2. Field deployment and RF reality
LPWAN, 5G private network, satellite IoT, building IoT, and industrial IoT roles remain durable because deployment quality depends on:
- physical layout,
- interference,
- environmental conditions,
- and real onsite behavior.
A plan can be AI-assisted. The network still has to work in the actual environment.
3. Embedded hardware-software coupling
One of the deepest barriers in the source is the cross-layer technical requirement.
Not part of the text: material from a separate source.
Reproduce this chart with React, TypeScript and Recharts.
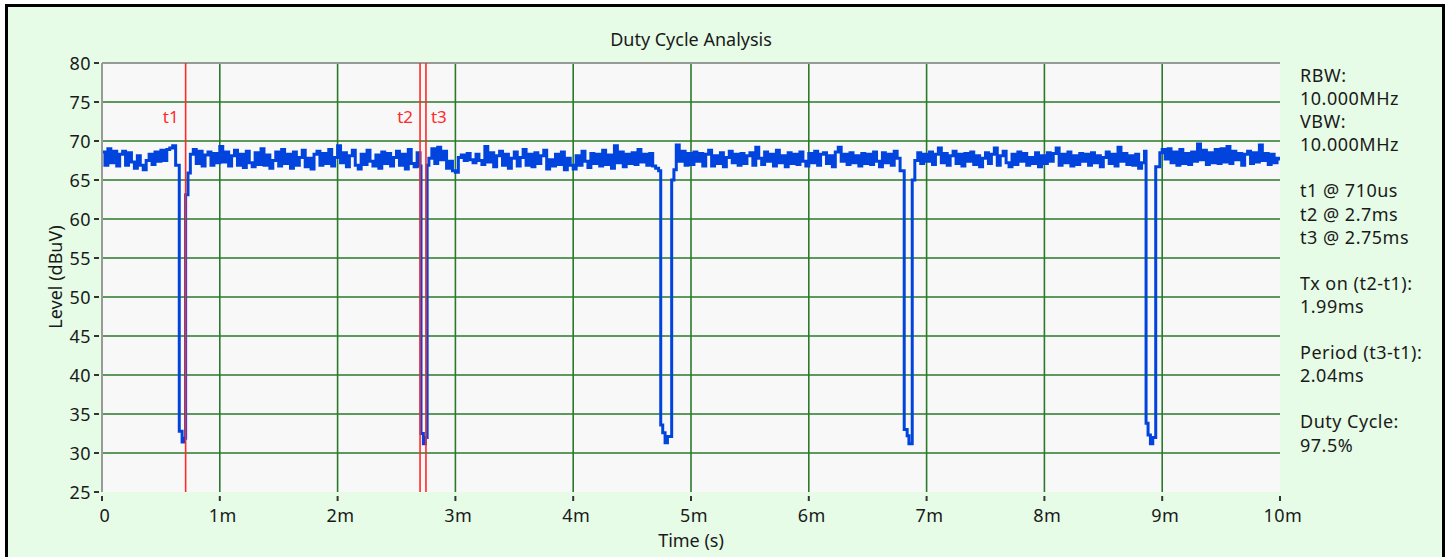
import { LineChart, Line, XAxis, YAxis, CartesianGrid, ReferenceLine, Label } from 'recharts';

// sample spacing of the level trace, in ms
const timeStepMs = 0.025;

// level (dBuV) read every 0.025 ms, 0 .. 10 ms
const baseLevels = [
  68.6, 66.9, 69.0, 67.2, 68.7, 66.8, 68.3, 68.7, 66.9, 68.5, 67.3, 66.5, 68.1, 66.9, 66.3, 67.5, 68.3, 67.0, 68.6, 67.4,
  68.8, 67.5, 68.9, 69.1, 69.4, 67.0, 67.0, 67.0, 67.0, 67.0, 68.3, 68.9, 67.1, 68.7, 66.8, 68.2, 68.6, 66.9, 68.4, 67.2,
  69.3, 67.3, 68.6, 66.8, 68.1, 68.8, 66.9, 68.3, 66.6, 68.7, 67.2, 66.7, 68.5, 67.0, 69.0, 66.9, 68.2, 66.5, 67.5, 68.6,
  66.8, 68.9, 67.1, 68.3, 66.5, 68.6, 66.9, 67.9, 68.8, 66.7, 67.8, 66.4, 68.3, 68.7, 66.9, 68.4, 67.1, 68.9, 66.8, 67.9,
  69.4, 67.2, 68.5, 66.7, 68.1, 68.8, 66.9, 66.4, 68.3, 67.0, 68.8, 67.4, 66.8, 68.2, 66.5, 68.6, 67.1, 68.4, 66.8, 67.9,
  68.7, 66.9, 68.3, 66.4, 68.9, 67.1, 66.7, 68.5, 66.8, 67.0, 67.0, 67.8, 69.0, 67.1, 69.2, 67.6, 68.7, 66.5, 67.4, 66.2,
  66.0, 67.9, 68.2, 67.5, 68.4, 67.6, 67.2, 68.3, 67.5, 67.0, 69.3, 67.3, 68.5, 66.7, 68.1, 68.7, 66.9, 68.3, 66.5, 67.8,
  68.6, 66.8, 67.9, 68.9, 66.9, 68.3, 66.7, 68.5, 67.1, 68.1, 68.8, 66.4, 67.6, 66.8, 68.3, 67.0, 68.6, 66.3, 67.8, 66.9,
  66.4, 68.1, 66.9, 68.7, 67.4, 66.6, 68.4, 67.1, 68.3, 66.8, 68.8, 67.0, 68.2, 66.5, 69.4, 67.2, 68.6, 66.7, 68.3, 67.1,
  68.5, 67.0, 68.9, 67.3, 68.3, 66.9, 68.4, 66.8, 66.5, 66.2, 66.6, 66.6, 66.6, 66.6, 66.6, 69.5, 67.4, 68.7, 66.9, 68.4,
  67.0, 68.6, 67.4, 68.4, 66.8, 68.3, 68.8, 66.8, 68.1, 67.1, 68.5, 66.7, 67.9, 68.7, 67.2, 68.3, 66.9, 68.4, 67.1, 68.1,
  68.5, 66.9, 69.2, 67.8, 67.0, 68.6, 67.4, 68.3, 66.8, 68.8, 67.2, 68.1, 66.7, 68.5, 67.1, 68.3, 67.0, 68.6, 67.4, 66.8,
  68.4, 67.2, 68.7, 66.9, 68.3, 68.5, 67.1, 68.1, 66.7, 68.6, 69.2, 67.4, 68.3, 67.0, 68.5, 67.2, 68.1, 66.8, 68.4, 67.1,
  68.3, 67.0, 68.6, 67.4, 66.7, 68.5, 67.2, 68.3, 66.9, 68.7, 67.8, 66.2, 67.0, 67.0, 67.0, 67.0, 67.0, 68.5, 67.1, 68.3,
  67.4, 68.6, 67.0, 68.3, 69.1, 67.2, 68.4, 66.9, 68.1, 68.7, 67.1, 68.3, 66.8, 68.4, 67.4, 68.6, 67.0, 68.1, 66.7, 67.8,
  68.5, 67.1, 68.3, 69.1, 66.9, 68.1, 68.7, 67.2, 66.7, 68.3, 67.0, 68.6, 67.4, 68.4, 66.9, 67.9, 67.1, 68.5, 66.7, 68.1,
  67.1, 68.5, 67.4, 68.4, 69.1, 66.9, 68.3, 67.2, 68.6, 66.8, 68.1, 67.0, 68.4, 67.4, 68.3, 66.9, 68.5, 67.2, 68.1, 66.7,
  67.9, 68.6, 67.1, 68.3, 66.8, 69.2, 67.4, 68.4, 67.0, 68.1, 66.9, 68.3, 66.5, 67.2, 68.7, 67.0, 67.0, 67.0, 67.0, 67.0,
  68.9, 67.7, 69.0, 67.2, 68.6, 66.9, 68.9, 67.1, 68.4, 67.0, 68.6, 67.4, 69.6, 67.6, 68.8, 67.0, 68.5, 67.2, 68.9, 67.1,
  69.0, 67.3, 69.3, 67.1, 68.7, 67.6, 68.4, 66.9, 68.3, 68.7, 67.1, 68.5, 67.3, 69.5, 67.5, 68.4, 67.0, 68.3, 67.2, 67.8,
  67.5,
];

// transmitter-off gaps: [time ms, level dBuV]
const dip1 = [[0.625, 66.9], [0.656, 32.8], [0.68, 31.4], [0.695, 31.9], [0.71, 63.1], [0.73, 65.9]];
const dip2 = [[2.708, 32.5], [2.728, 31.2], [2.745, 32.0], [2.76, 66.9]];
const dip3 = [[4.743, 33.6], [4.76, 32.6], [4.78, 31.3], [4.8, 32.1], [4.836, 65.0], [4.855, 66.3]];
const dip4 = [[6.8, 66.2], [6.81, 33.0], [6.835, 32.2], [6.85, 31.2], [6.878, 65.0], [6.9, 67.5]];
const dip5 = [[8.863, 33.8], [8.88, 32.3], [8.9, 31.2], [8.92, 32.0], [8.945, 66.7], [8.98, 68.5]];
const dips = [dip1, dip2, dip3, dip4, dip5];

const markers = [
  { name: 't1', time: 0.71, side: 'left' },
  { name: 't2', time: 2.7, side: 'left' },
  { name: 't3', time: 2.75, side: 'right' },
];

const xTicks = [0, 1, 2, 3, 4, 5, 6, 7, 8, 9, 10];
const yTicks = [25, 30, 35, 40, 45, 50, 55, 60, 65, 70, 75, 80];
const xGrid = [1, 2, 3, 4, 5, 6, 7, 8, 9];
const yGrid = [30, 35, 40, 45, 50, 55, 60, 65, 70, 75];

const infoLines = [
  'RBW:', '10.000MHz', 'VBW:', '10.000MHz', '',
  't1 @ 710us', 't2 @ 2.7ms', 't3 @ 2.75ms', '',
  'Tx on (t2-t1):', '1.99ms', '',
  'Period (t3-t1):', '2.04ms', '',
  'Duty Cycle:', '97.5%',
];

const FONT = '"Noto Sans", "DejaVu Sans", sans-serif';
const GRID_GREEN = '#2a7a2a';
const MARKER_RED = '#ff2a2a';
const TEXT = '#1a1a1a';

function buildTrace() {
  const pts: { t: number; level: number }[] = [];
  baseLevels.forEach((v, i) => {
    const t = Math.round(i * timeStepMs * 1000) / 1000;
    const covered = dips.some((d) => t >= d[0][0] - 1e-9 && t <= d[d.length - 1][0] + 1e-9);
    if (!covered) pts.push({ t, level: v });
  });
  dips.forEach((d) => d.forEach(([t, v]) => pts.push({ t, level: v })));
  return pts.sort((a, b) => a.t - b.t);
}

const trace = buildTrace();

function YTick(props: any) {
  const { x, y, payload } = props;
  return (
    <g>
      <line x1={x - 8} x2={x - 3} y1={y} y2={y} stroke="#333" strokeWidth={2} />
      <text x={x - 11} y={y} textAnchor="end" dominantBaseline="central" fontSize={18} letterSpacing={0.5} fill={TEXT} fontFamily={FONT}>
        {payload.value}
      </text>
    </g>
  );
}

function XTick(props: any) {
  const { x, y, payload } = props;
  const label = payload.value === 0 ? '0' : `${payload.value}m`;
  return (
    <g>
      <line x1={x} x2={x} y1={y + 4} y2={y + 9} stroke="#333" strokeWidth={2} />
      <text x={x + 3} y={y + 30} textAnchor="middle" fontSize={18} letterSpacing={0.5} fill={TEXT} fontFamily={FONT}>
        {label}
      </text>
    </g>
  );
}

export default function App() {
  return (
    <div style={{ position: 'absolute', left: 0, top: 0, width: 1451, height: 557, overflow: 'hidden', background: '#fff', fontFamily: FONT }}>
      {/* frame */}
      <div style={{ position: 'absolute', left: 5, top: 4, width: 1434, height: 600, border: '3px solid #000', background: '#e6fce6' }} />

      <div style={{ position: 'absolute', left: 0, top: 0 }}>
        <LineChart width={1451} height={557} data={trace} margin={{ top: 63, right: 171, bottom: 25, left: 42 }}>
          <CartesianGrid horizontal={false} vertical={false} fill="#f8f8f8" />
          {xGrid.map((v) => (
            <ReferenceLine key={`gx${v}`} x={v} stroke={GRID_GREEN} strokeWidth={1.6} />
          ))}
          {yGrid.map((v) => (
            <ReferenceLine key={`gy${v}`} y={v} stroke={GRID_GREEN} strokeWidth={1.6} />
          ))}
          <ReferenceLine y={80} stroke="#999" strokeWidth={2} />
          <XAxis
            dataKey="t"
            type="number"
            domain={[0, 10]}
            ticks={xTicks}
            allowDataOverflow
            axisLine={false}
            tickLine={false}
            tickSize={0}
            tickMargin={0}
            height={40}
            tick={XTick}
          />
          <YAxis
            type="number"
            domain={[25, 80]}
            ticks={yTicks}
            allowDataOverflow
            axisLine={{ stroke: '#999', strokeWidth: 2 }}
            tickLine={false}
            tickSize={0}
            tickMargin={0}
            width={60}
            tick={YTick}
          />
          <Line
            dataKey="level"
            type="stepAfter"
            stroke="#0044dd"
            strokeWidth={3}
            dot={false}
            isAnimationActive={false}
          />
          {markers.map((m) => (
            <ReferenceLine key={m.name} x={m.time} stroke={MARKER_RED} strokeWidth={1.6}>
              <Label
                content={(p: any) => {
                  const vb = p.viewBox || {};
                  const left = m.side === 'left';
                  return (
                    <text
                      x={left ? vb.x - 7 : vb.x + 5}
                      y={vb.y + 53}
                      textAnchor={left ? 'end' : 'start'}
                      dominantBaseline="central"
                      fontSize={17}
                      fill={MARKER_RED}
                      fontFamily={FONT}
                    >
                      {m.name}
                    </text>
                  );
                }}
              />
            </ReferenceLine>
          ))}
        </LineChart>
      </div>

      <div style={{ position: 'absolute', left: 0, top: 27, width: 1382, textAlign: 'center', fontSize: 18, color: TEXT }}>
        Duty Cycle Analysis
      </div>
      <div style={{ position: 'absolute', left: 0, top: 528, width: 1382, textAlign: 'center', fontSize: 18, color: TEXT }}>
        Time (s)
      </div>
      <div
        style={{
          position: 'absolute',
          left: 55,
          top: 277,
          transform: 'translate(-50%, -50%) rotate(-90deg)',
          whiteSpace: 'nowrap',
          fontSize: 18,
          color: TEXT,
        }}
      >
        Level (dBuV)
      </div>
      <div style={{ position: 'absolute', left: 1300, top: 64, fontSize: 18, letterSpacing: 0.5, lineHeight: '23.1px', color: TEXT }}>
        {infoLines.map((s, i) => (
          <div key={i} style={{ height: 23.1, whiteSpace: 'nowrap' }}>{s}</div>
        ))}
      </div>
    </div>
  );
}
The best people in this sector understand enough of the whole stack to connect:
- silicon,
- board design,
- firmware,
- protocols,
- edge runtime,
- cloud orchestration,
- and domain-specific operational logic.
That skill combination is difficult to compress.
4. Industry-specific vertical knowledge
Manufacturing IoT does not behave like healthcare IoT. Vehicle connectivity does not behave like smart buildings. Energy IoT does not behave like precision agriculture.
This domain fragmentation is a defense layer. AI tools can accelerate generic work, but vertical judgment remains specialized and local.
The Strategic Conclusion
Edge computing and IoT are not moving toward a fully automated labor model. They are moving toward a sharper separation between:
- roles that manage structured digital operations,
- and roles that bridge software into physical systems.
The first group is under real pressure:
- realtime analytics,
- device management operations,
- parts of streaming infrastructure,
- and some product / sales support layers.
The second group remains durable:
- embedded engineering,
- field networking,
- edge AI systems work,
- OT security,
- architecture,
- and vertical-industry integration.
That is why the correct thesis is not “AI will replace IoT jobs.” It is this:
AI will automate the monitoring and control plane of edge systems much faster than it can replace the engineers, architects, and field operators who make cyber-physical systems actually function in the real world.